The Edge Of Heaven (Mongrel, 2007) D: Fatih Akin, w/ Nurgül Yesilçay, Baki Davrak. Rating: NNNN; DVD package: NNNN
Ultimately, writer/director Fatih Akin's story doesn't work, a fact he acknowledges in the making-of doc, but that doesn't destroy the pleasures of his complex, thoughtful and surprising examination of love and loneliness.
An aging Turkish widower living in Germany takes a Turkish prostitute into his home. Her sudden death sends his semi-estranged son to seek her adult daughter in Istanbul. But the daughter, hunted by the government, flees to Germany, which launches another round of emotion-driven cross-border quests.
This summary sounds contrived, but Akin delivers acting, visuals, pacing and script with such fluid naturalness that all the movement and the sense of people creating emotional attachments from whatever comes to hand seem both surprising and inevitable.

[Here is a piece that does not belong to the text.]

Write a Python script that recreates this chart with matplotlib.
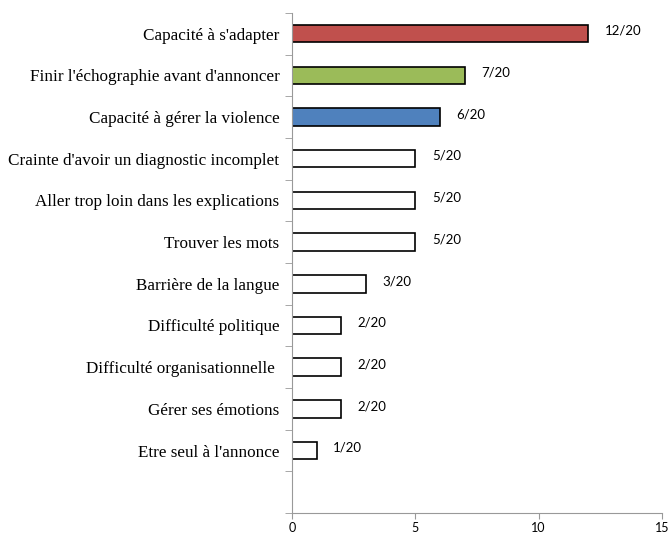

The 56-minute making-of doc functions more as a commentary. Akin narrates most of it himself, taking all the time he needs for what he cares about - casting, rehearsals and story - and illustrating his points with film clips and on-set footage. This method offers more depth than the usual making-of doc and spares us the tedium that besets most scene-by-scene commentaries.
EXTRAS Making-of doc. Widescreen. English, French audio and subtitles.